** begin **

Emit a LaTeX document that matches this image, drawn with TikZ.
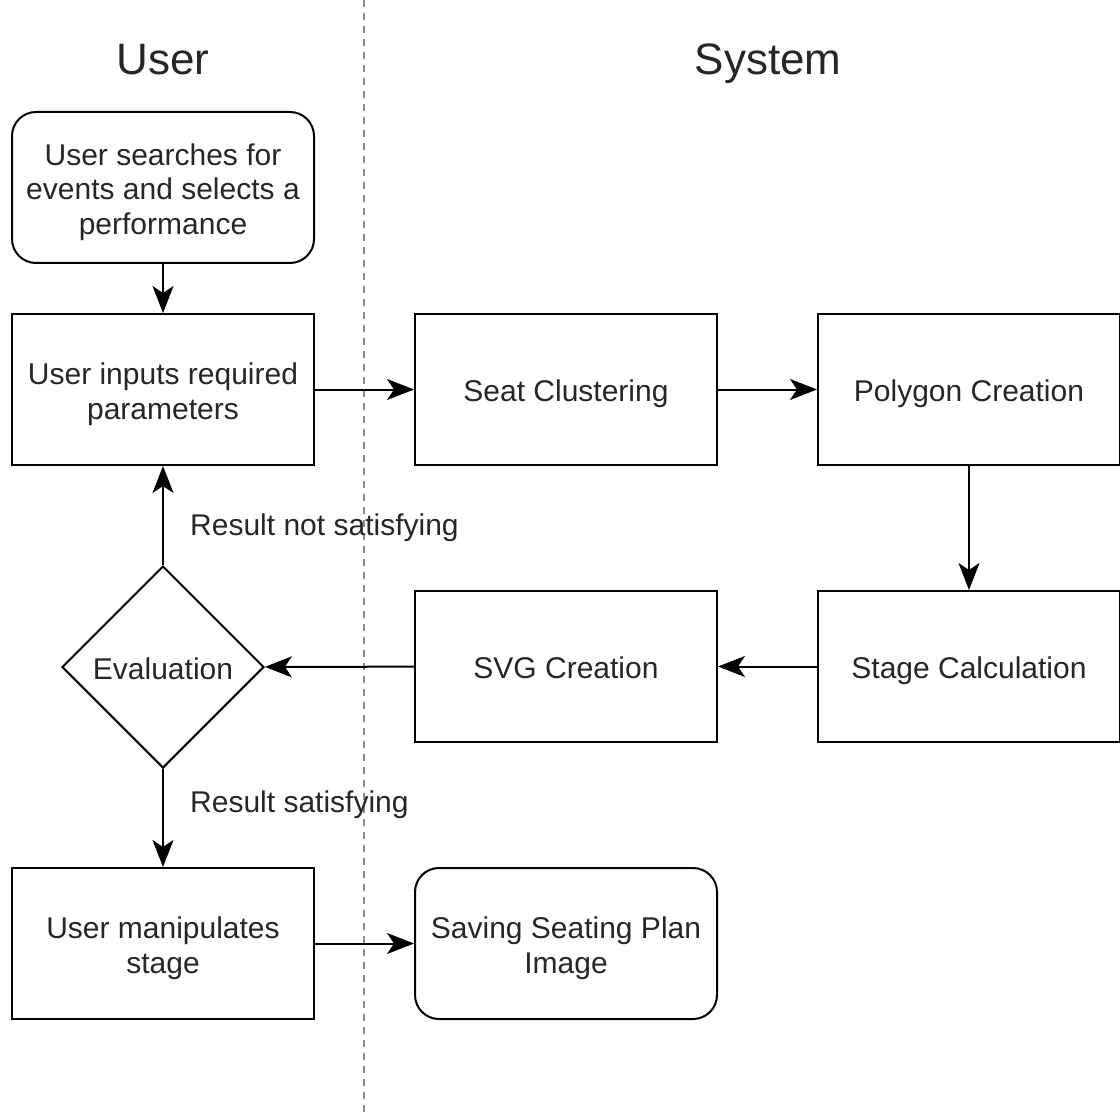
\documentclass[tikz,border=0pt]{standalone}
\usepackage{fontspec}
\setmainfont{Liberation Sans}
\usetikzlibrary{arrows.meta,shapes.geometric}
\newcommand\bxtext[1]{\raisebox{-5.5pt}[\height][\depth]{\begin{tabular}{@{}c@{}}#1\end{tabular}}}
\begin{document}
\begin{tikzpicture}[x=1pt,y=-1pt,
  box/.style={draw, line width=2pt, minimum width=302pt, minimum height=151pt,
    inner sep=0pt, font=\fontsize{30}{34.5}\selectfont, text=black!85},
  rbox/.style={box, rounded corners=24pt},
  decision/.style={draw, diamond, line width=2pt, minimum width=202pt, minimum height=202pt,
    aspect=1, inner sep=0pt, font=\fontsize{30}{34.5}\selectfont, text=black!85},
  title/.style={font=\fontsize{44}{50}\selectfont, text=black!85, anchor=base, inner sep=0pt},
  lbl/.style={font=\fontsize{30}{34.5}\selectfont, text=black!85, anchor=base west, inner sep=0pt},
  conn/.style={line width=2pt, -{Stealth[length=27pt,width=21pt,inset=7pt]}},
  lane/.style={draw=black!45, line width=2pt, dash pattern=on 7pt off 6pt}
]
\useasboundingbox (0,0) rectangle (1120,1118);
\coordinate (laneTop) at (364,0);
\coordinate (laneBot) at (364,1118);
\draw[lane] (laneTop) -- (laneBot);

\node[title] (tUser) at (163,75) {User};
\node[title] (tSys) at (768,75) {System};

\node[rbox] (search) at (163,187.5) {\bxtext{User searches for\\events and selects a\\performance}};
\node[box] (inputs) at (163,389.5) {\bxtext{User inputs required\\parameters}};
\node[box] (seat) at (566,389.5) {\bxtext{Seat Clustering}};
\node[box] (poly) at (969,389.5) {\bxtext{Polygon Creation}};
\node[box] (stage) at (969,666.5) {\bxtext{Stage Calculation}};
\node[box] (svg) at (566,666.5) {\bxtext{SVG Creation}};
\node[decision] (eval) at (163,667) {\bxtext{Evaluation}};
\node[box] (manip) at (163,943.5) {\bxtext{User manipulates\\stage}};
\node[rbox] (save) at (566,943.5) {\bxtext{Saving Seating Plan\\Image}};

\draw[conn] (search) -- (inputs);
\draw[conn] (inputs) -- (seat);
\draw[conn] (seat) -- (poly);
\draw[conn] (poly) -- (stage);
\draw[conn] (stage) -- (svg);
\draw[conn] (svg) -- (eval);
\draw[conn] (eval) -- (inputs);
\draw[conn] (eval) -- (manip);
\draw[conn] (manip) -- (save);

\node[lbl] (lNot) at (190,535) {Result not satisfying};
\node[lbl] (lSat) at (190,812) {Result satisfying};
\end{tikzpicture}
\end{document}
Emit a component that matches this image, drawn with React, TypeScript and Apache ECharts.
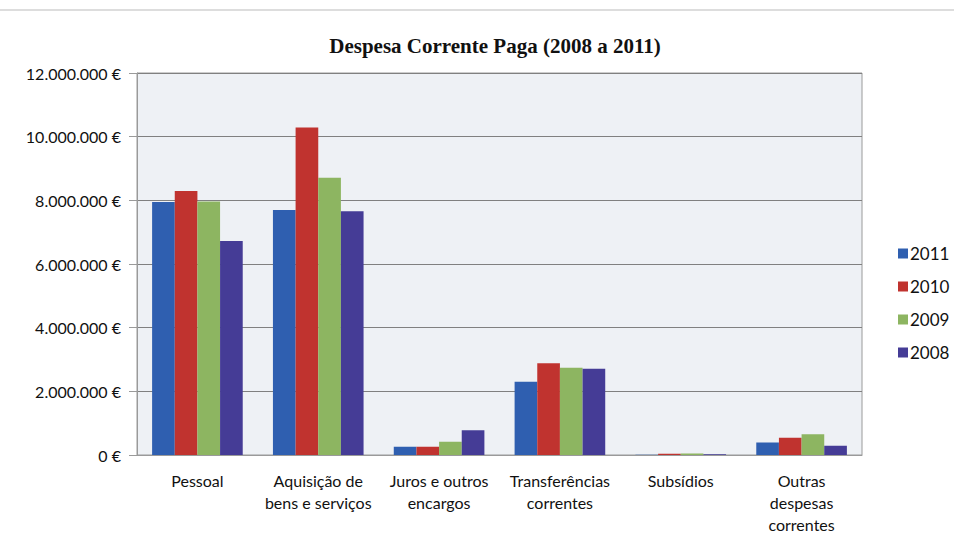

** end **

EXERCISE DESCRIPTION
Collect every line from the records above that contains the word "drawn".

WORKED ANSWER
Emit a LaTeX document that matches this image, drawn with TikZ.
Emit a component that matches this image, drawn with React, TypeScript and Apache ECharts.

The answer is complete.